* Exercise aim
Can you copy out the data exactly? Leave the images out.

(Records from a data source)
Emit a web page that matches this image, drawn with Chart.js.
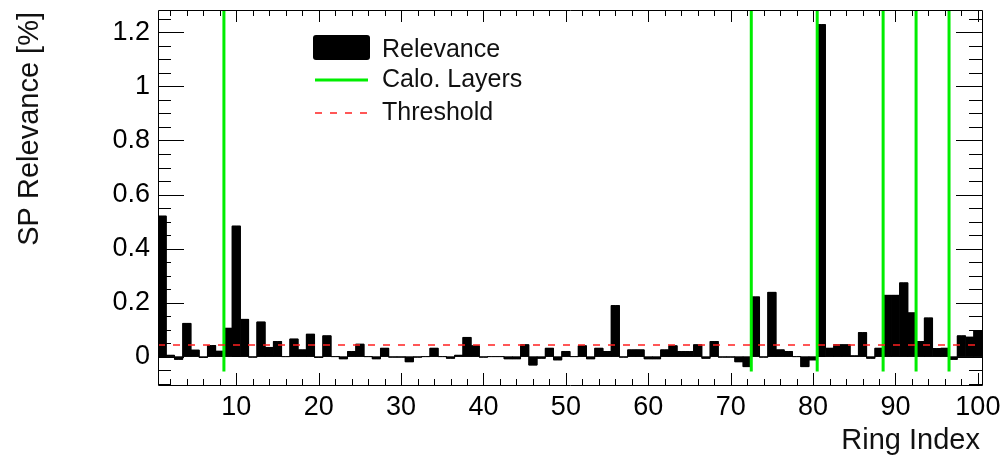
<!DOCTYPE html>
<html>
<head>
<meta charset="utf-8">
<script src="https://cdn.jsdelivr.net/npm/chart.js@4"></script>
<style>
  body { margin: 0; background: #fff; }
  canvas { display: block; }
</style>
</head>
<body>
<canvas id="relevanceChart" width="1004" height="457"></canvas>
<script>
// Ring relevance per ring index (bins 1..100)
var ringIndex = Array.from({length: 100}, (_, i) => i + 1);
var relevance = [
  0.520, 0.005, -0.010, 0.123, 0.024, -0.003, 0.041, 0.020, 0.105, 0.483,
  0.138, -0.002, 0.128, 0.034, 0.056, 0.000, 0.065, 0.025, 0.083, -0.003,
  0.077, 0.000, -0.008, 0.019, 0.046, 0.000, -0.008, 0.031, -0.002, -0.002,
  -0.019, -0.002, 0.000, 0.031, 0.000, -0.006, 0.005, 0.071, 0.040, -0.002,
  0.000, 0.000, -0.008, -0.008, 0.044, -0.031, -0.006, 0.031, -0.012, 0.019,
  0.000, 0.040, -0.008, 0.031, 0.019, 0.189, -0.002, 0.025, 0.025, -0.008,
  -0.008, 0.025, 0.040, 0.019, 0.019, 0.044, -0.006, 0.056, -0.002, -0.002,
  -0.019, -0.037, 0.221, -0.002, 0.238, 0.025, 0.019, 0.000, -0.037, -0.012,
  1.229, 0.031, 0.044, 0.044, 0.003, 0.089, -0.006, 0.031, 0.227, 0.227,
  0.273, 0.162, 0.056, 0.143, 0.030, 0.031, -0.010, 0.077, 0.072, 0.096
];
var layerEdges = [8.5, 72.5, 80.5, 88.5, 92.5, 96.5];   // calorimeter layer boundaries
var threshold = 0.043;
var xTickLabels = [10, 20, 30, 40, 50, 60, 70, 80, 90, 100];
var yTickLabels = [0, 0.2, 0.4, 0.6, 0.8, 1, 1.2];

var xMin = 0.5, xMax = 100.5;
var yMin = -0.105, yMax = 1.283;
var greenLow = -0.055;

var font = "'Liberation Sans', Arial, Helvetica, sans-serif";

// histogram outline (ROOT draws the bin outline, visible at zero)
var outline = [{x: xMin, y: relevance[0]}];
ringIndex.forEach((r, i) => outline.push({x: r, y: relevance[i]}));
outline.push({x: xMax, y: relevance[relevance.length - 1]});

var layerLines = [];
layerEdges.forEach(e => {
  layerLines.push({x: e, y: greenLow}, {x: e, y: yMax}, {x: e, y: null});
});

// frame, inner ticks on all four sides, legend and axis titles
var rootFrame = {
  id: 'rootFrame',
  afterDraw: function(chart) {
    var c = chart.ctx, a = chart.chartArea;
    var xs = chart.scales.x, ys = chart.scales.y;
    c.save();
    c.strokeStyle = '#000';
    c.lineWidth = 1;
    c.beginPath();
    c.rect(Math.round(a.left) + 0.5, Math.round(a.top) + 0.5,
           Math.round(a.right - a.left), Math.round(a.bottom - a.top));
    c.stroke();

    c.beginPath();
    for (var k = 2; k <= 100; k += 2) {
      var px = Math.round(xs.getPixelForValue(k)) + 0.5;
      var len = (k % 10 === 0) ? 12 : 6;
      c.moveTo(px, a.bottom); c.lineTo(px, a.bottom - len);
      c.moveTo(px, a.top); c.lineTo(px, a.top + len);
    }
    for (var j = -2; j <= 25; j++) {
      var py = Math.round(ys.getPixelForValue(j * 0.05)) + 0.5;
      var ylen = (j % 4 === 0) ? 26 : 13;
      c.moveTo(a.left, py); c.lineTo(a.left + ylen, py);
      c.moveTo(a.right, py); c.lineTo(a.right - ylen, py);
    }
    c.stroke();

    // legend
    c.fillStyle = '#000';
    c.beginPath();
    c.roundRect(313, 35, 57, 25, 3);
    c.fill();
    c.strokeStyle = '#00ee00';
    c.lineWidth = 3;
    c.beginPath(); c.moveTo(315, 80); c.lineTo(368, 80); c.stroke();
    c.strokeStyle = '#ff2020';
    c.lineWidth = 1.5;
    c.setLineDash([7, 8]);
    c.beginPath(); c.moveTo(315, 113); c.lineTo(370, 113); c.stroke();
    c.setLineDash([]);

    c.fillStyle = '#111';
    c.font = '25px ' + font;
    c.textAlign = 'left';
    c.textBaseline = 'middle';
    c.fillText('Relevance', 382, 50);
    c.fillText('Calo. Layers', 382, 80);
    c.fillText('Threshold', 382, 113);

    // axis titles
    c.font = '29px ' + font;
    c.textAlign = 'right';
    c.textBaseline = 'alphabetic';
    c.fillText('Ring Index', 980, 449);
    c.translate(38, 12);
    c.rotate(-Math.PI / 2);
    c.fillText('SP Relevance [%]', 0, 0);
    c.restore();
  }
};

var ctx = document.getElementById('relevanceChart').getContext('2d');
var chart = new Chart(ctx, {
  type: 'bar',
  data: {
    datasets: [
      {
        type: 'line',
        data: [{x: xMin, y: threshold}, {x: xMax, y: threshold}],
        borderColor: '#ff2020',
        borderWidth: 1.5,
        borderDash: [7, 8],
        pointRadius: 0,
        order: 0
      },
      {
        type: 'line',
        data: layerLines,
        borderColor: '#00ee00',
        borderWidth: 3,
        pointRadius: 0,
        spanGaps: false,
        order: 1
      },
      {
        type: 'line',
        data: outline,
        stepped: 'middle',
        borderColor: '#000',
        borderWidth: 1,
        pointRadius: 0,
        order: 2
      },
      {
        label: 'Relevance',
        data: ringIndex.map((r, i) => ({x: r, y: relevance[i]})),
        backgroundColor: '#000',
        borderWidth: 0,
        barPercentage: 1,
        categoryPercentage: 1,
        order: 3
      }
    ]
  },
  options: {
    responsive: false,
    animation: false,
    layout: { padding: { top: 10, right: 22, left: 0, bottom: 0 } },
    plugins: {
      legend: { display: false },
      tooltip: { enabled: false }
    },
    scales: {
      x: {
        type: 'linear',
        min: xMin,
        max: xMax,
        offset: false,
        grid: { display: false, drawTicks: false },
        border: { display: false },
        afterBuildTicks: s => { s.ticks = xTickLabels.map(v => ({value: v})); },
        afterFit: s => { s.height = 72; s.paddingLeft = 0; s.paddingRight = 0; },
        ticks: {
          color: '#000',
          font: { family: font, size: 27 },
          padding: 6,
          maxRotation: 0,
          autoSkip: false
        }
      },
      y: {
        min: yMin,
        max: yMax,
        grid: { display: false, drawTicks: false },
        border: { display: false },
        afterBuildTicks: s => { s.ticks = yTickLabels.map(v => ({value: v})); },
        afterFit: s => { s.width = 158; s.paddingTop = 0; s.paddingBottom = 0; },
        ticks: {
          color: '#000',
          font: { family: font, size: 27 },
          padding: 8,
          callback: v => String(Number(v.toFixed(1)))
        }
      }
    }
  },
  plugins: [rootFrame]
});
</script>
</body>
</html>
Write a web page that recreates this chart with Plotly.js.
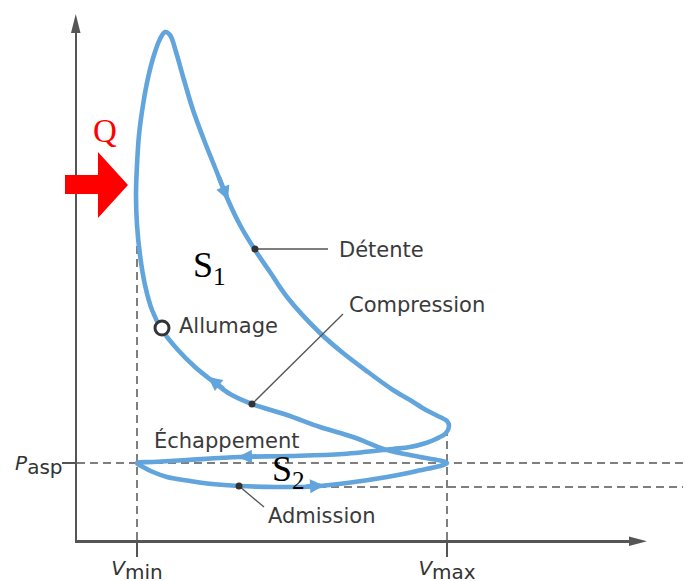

* Complete response
Emit a web page that matches this image, drawn with Chart.js.
<!DOCTYPE html>
<html>
<head>
<meta charset="utf-8">
<script src="https://cdn.jsdelivr.net/npm/chart.js@4"></script>
<style>
  body { margin: 0; background: #fff; }
  canvas { display: block; }
</style>
</head>
<body>
<canvas id="relevanceChart" width="1004" height="457"></canvas>
<script>
// Ring relevance per ring index (bins 1..100)
var ringIndex = Array.from({length: 100}, (_, i) => i + 1);
var relevance = [
  0.520, 0.005, -0.010, 0.123, 0.024, -0.003, 0.041, 0.020, 0.105, 0.483,
  0.138, -0.002, 0.128, 0.034, 0.056, 0.000, 0.065, 0.025, 0.083, -0.003,
  0.077, 0.000, -0.008, 0.019, 0.046, 0.000, -0.008, 0.031, -0.002, -0.002,
  -0.019, -0.002, 0.000, 0.031, 0.000, -0.006, 0.005, 0.071, 0.040, -0.002,
  0.000, 0.000, -0.008, -0.008, 0.044, -0.031, -0.006, 0.031, -0.012, 0.019,
  0.000, 0.040, -0.008, 0.031, 0.019, 0.189, -0.002, 0.025, 0.025, -0.008,
  -0.008, 0.025, 0.040, 0.019, 0.019, 0.044, -0.006, 0.056, -0.002, -0.002,
  -0.019, -0.037, 0.221, -0.002, 0.238, 0.025, 0.019, 0.000, -0.037, -0.012,
  1.229, 0.031, 0.044, 0.044, 0.003, 0.089, -0.006, 0.031, 0.227, 0.227,
  0.273, 0.162, 0.056, 0.143, 0.030, 0.031, -0.010, 0.077, 0.072, 0.096
];
var layerEdges = [8.5, 72.5, 80.5, 88.5, 92.5, 96.5];   // calorimeter layer boundaries
var threshold = 0.043;
var xTickLabels = [10, 20, 30, 40, 50, 60, 70, 80, 90, 100];
var yTickLabels = [0, 0.2, 0.4, 0.6, 0.8, 1, 1.2];

var xMin = 0.5, xMax = 100.5;
var yMin = -0.105, yMax = 1.283;
var greenLow = -0.055;

var font = "'Liberation Sans', Arial, Helvetica, sans-serif";

// histogram outline (ROOT draws the bin outline, visible at zero)
var outline = [{x: xMin, y: relevance[0]}];
ringIndex.forEach((r, i) => outline.push({x: r, y: relevance[i]}));
outline.push({x: xMax, y: relevance[relevance.length - 1]});

var layerLines = [];
layerEdges.forEach(e => {
  layerLines.push({x: e, y: greenLow}, {x: e, y: yMax}, {x: e, y: null});
});

// frame, inner ticks on all four sides, legend and axis titles
var rootFrame = {
  id: 'rootFrame',
  afterDraw: function(chart) {
    var c = chart.ctx, a = chart.chartArea;
    var xs = chart.scales.x, ys = chart.scales.y;
    c.save();
    c.strokeStyle = '#000';
    c.lineWidth = 1;
    c.beginPath();
    c.rect(Math.round(a.left) + 0.5, Math.round(a.top) + 0.5,
           Math.round(a.right - a.left), Math.round(a.bottom - a.top));
    c.stroke();

    c.beginPath();
    for (var k = 2; k <= 100; k += 2) {
      var px = Math.round(xs.getPixelForValue(k)) + 0.5;
      var len = (k % 10 === 0) ? 12 : 6;
      c.moveTo(px, a.bottom); c.lineTo(px, a.bottom - len);
      c.moveTo(px, a.top); c.lineTo(px, a.top + len);
    }
    for (var j = -2; j <= 25; j++) {
      var py = Math.round(ys.getPixelForValue(j * 0.05)) + 0.5;
      var ylen = (j % 4 === 0) ? 26 : 13;
      c.moveTo(a.left, py); c.lineTo(a.left + ylen, py);
      c.moveTo(a.right, py); c.lineTo(a.right - ylen, py);
    }
    c.stroke();

    // legend
    c.fillStyle = '#000';
    c.beginPath();
    c.roundRect(313, 35, 57, 25, 3);
    c.fill();
    c.strokeStyle = '#00ee00';
    c.lineWidth = 3;
    c.beginPath(); c.moveTo(315, 80); c.lineTo(368, 80); c.stroke();
    c.strokeStyle = '#ff2020';
    c.lineWidth = 1.5;
    c.setLineDash([7, 8]);
    c.beginPath(); c.moveTo(315, 113); c.lineTo(370, 113); c.stroke();
    c.setLineDash([]);

    c.fillStyle = '#111';
    c.font = '25px ' + font;
    c.textAlign = 'left';
    c.textBaseline = 'middle';
    c.fillText('Relevance', 382, 50);
    c.fillText('Calo. Layers', 382, 80);
    c.fillText('Threshold', 382, 113);

    // axis titles
    c.font = '29px ' + font;
    c.textAlign = 'right';
    c.textBaseline = 'alphabetic';
    c.fillText('Ring Index', 980, 449);
    c.translate(38, 12);
    c.rotate(-Math.PI / 2);
    c.fillText('SP Relevance [%]', 0, 0);
    c.restore();
  }
};

var ctx = document.getElementById('relevanceChart').getContext('2d');
var chart = new Chart(ctx, {
  type: 'bar',
  data: {
    datasets: [
      {
        type: 'line',
        data: [{x: xMin, y: threshold}, {x: xMax, y: threshold}],
        borderColor: '#ff2020',
        borderWidth: 1.5,
        borderDash: [7, 8],
        pointRadius: 0,
        order: 0
      },
      {
        type: 'line',
        data: layerLines,
        borderColor: '#00ee00',
        borderWidth: 3,
        pointRadius: 0,
        spanGaps: false,
        order: 1
      },
      {
        type: 'line',
        data: outline,
        stepped: 'middle',
        borderColor: '#000',
        borderWidth: 1,
        pointRadius: 0,
        order: 2
      },
      {
        label: 'Relevance',
        data: ringIndex.map((r, i) => ({x: r, y: relevance[i]})),
        backgroundColor: '#000',
        borderWidth: 0,
        barPercentage: 1,
        categoryPercentage: 1,
        order: 3
      }
    ]
  },
  options: {
    responsive: false,
    animation: false,
    layout: { padding: { top: 10, right: 22, left: 0, bottom: 0 } },
    plugins: {
      legend: { display: false },
      tooltip: { enabled: false }
    },
    scales: {
      x: {
        type: 'linear',
        min: xMin,
        max: xMax,
        offset: false,
        grid: { display: false, drawTicks: false },
        border: { display: false },
        afterBuildTicks: s => { s.ticks = xTickLabels.map(v => ({value: v})); },
        afterFit: s => { s.height = 72; s.paddingLeft = 0; s.paddingRight = 0; },
        ticks: {
          color: '#000',
          font: { family: font, size: 27 },
          padding: 6,
          maxRotation: 0,
          autoSkip: false
        }
      },
      y: {
        min: yMin,
        max: yMax,
        grid: { display: false, drawTicks: false },
        border: { display: false },
        afterBuildTicks: s => { s.ticks = yTickLabels.map(v => ({value: v})); },
        afterFit: s => { s.width = 158; s.paddingTop = 0; s.paddingBottom = 0; },
        ticks: {
          color: '#000',
          font: { family: font, size: 27 },
          padding: 8,
          callback: v => String(Number(v.toFixed(1)))
        }
      }
    }
  },
  plugins: [rootFrame]
});
</script>
</body>
</html>
Write a web page that recreates this chart with Plotly.js.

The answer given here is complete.